The Royal Exchange Theatre, Manchester, 17 Jan to 16 Feb 2013

This captivating production of Peter Whelan’s play is set during the First World War on the setts of Accrington, the smallest town to raise its own pals’ battalion. These army units were so-called to reflect their deliberate composition of friends and neighbours. In this staging, life is lived by hurricane lamp and moonlight, and clogs and army boots tramp across the tramlines as the rain pours down, the lighting picking out life in all it brightness and triumph against a dark background of defeat and death. The acting is superb, drawing us deeply into the lives of the women of the town and through them into unbearable intimacy with the fate of their men who have joined the battalion.
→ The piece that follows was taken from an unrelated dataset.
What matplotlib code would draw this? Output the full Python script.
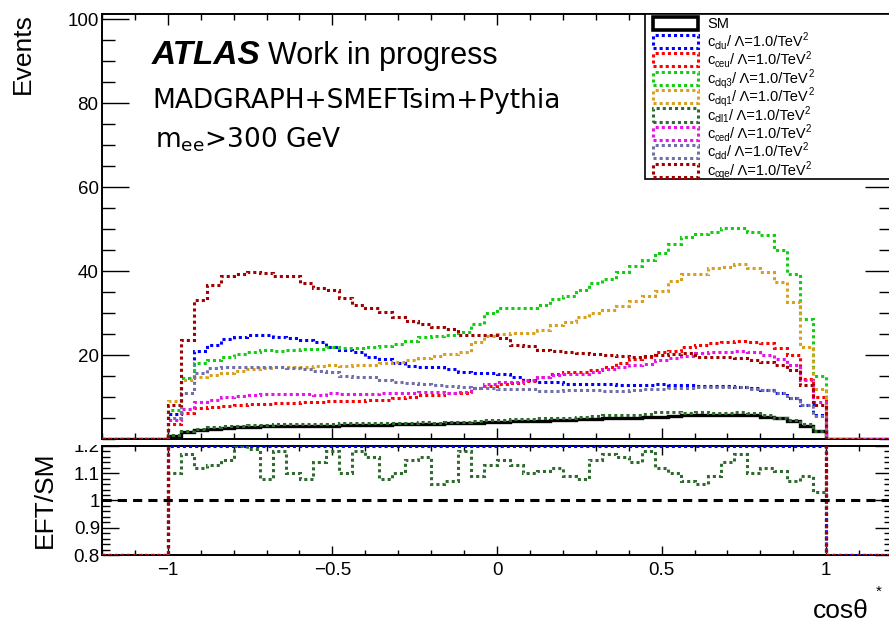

This heart-rending drama is all the more poignant for eschewing and indeed bitterly condemning sentimentality.

The drama hangs broadly on the affection and tension between the women such as Eva who embrace life with all its risk of loss and those such as her acerbic landlady May who flinch from it and deny it. At the heart of the play is the tormented relationship between May and her second cousin, the idealistic Tom, contrasted with the generosity of the love between Eva and her man Ralph. May behaves like a tartar towards Tom, but in secret she tries to get the sergeant major, CSM Rivers, to release him after he has enlisted. Rivers refuses but promises to look after him like a father.

Amongst the soldiers, the theme of hope against despair is echoed in the Baptist, Arthur who declares that we have failed to build the new Jerusalem and that the war is a second flood, this time of steel, to punish us; here is an oblique reference to the inability of the international working class to stand by one another and prevent the war. Indeed, Tom puts his hope in socialism as both he and this journal understand it, and which he believes he encounters in action in the regiment, the very body which is the engine of the slaughter, but in which no money changes hands, skills are exchanged voluntarily and with a will, and the good of one is the good of all. It is this cohesion and mutuality of the men from the same small mill town which Rivers touchingly believes will dismay the enemy. He shares this belief with the cold and remote authority which oversees the lives of soldiery and civilians alike, and which is unseen and untouchable but ever-present.

Tom and Ralph are together at the front when the fatal whistle blows, Ralph frantically tightening and loosening the straps of his pack, and Tom with staring eyes repeating his socialist belief as if in a trance.

As the play darkens, May meets Rivers for a second time and in a terrible and merciless speech he smashes her illusions and his own. But illusions are the enemy of hope, which we see renewed in the women finding a way of getting to grips with remote authority and, in Tom’s words, joining the ‘particular’ with the ‘general’.